Walking down the various corridors to the target, junkies stumble around, largely oblivious to your presence, graffiti is sprawled across the walls, and there’s no sense of personal space or privacy. It’s the bottom-rung of society, and perhaps the most transparent example in the game of Liberty City’s underbelly. When you find your target, asleep on a mattress in his dingy room, it seems almost as though you’re putting him out of his misery.
Killing comes all too easily for Niko, but in this instance, you can’t feel too bad – which, really, is every bit as chilling as agonizing over it. The other came during a rather important story mission, the details of which I won’t go into so as to not spoil anything, suffice to say that it ended with me shooting down a former contact as he desperately tried to break open a door to escape from me.
But the initial shots didn’t kill him – as I stood over him, pistol aimed at his head, he whimpered, realising that begging would do nothing, crying “I’m going to die!” and I lined up my shot. Amazingly, my head shot didn’t kill him. A glitch, or a fault in game design? Probably. But still, it heightened the scene’s impact immensely – forcing me to pull the trigger a second time on this man, the terror in his voice and the way he tried to bust open that door…it was intense.
Much, much later in the game – a good fifty-five to sixty hours later, in fact, we after finishing the story mode – I was wrapping up all the game’s ‘random encounters’. These involve ‘running into’ people on the map who need your help, and is honestly best tackled with a guide by your side because otherwise it requires a lot of driving around and hoping.
Again, I don’t want to spoil anything, but those who have experienced the moment will know what I’m refering to – almost immediately after meeting up with this guy, he dies. Hit by a car. It’s not your fault. The guy was going mad, and you simply tried to talk some sense into him. Niko, despite himself, hasn’t realised that expecting sense in Liberty City is an absurd ideal. GTA IV, like a lot of the great American literature of the 1950s-60s, is all about the idea of the ‘American Dream’.
By this point in the game, Niko was richer than he had any need to be, yet still I had him collect the money from this man’s corpse. After the ‘Four Leaf Clover’ mission, money in GTA IV essentially serves an entirely symbolic purpose: once you become wealthy, you realise there’s nothing worth spending the money on. From a gameplay perspective, it’s irritating, but put into a symbolic context, one could summarize that it serves as a comment on Nico’s drive and desire to achieve the ‘American Dream’ through wealth.
Towards the end of the game, the narrative droops as the player – and Niko – lose sight of what it is, exactly, they’re killing for.

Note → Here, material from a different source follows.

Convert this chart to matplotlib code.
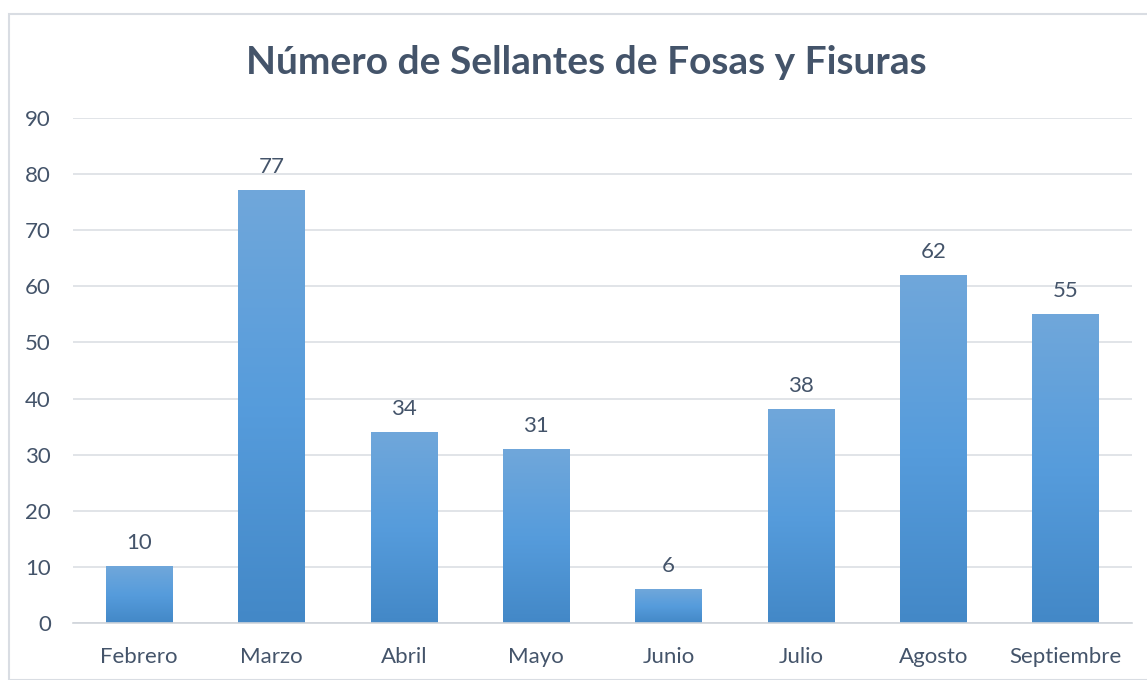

Niko’s end goal (revenge) seems absurd once he is in a position to achieve it, and the life lessons he learns come at the cost of his soul.
In any case, after this man was run over, I stood and watched as the scene played out. The man who ran him over got his phone out, called for an ambulance, and drove off. Despite everything he and I had done, somehow I had to let Niko have a tender moment here.
I waited with the body for the ambulance to arrive. He wasn’t a good man, and during our brief association I’d seen him do some terrible things, but considering what I myself had done, who was I to pass judgment? It may have been a self-imposed action, but for the minute it took for the ambulance to arrive, I felt the kind of total immersion that games so very rarely evoke.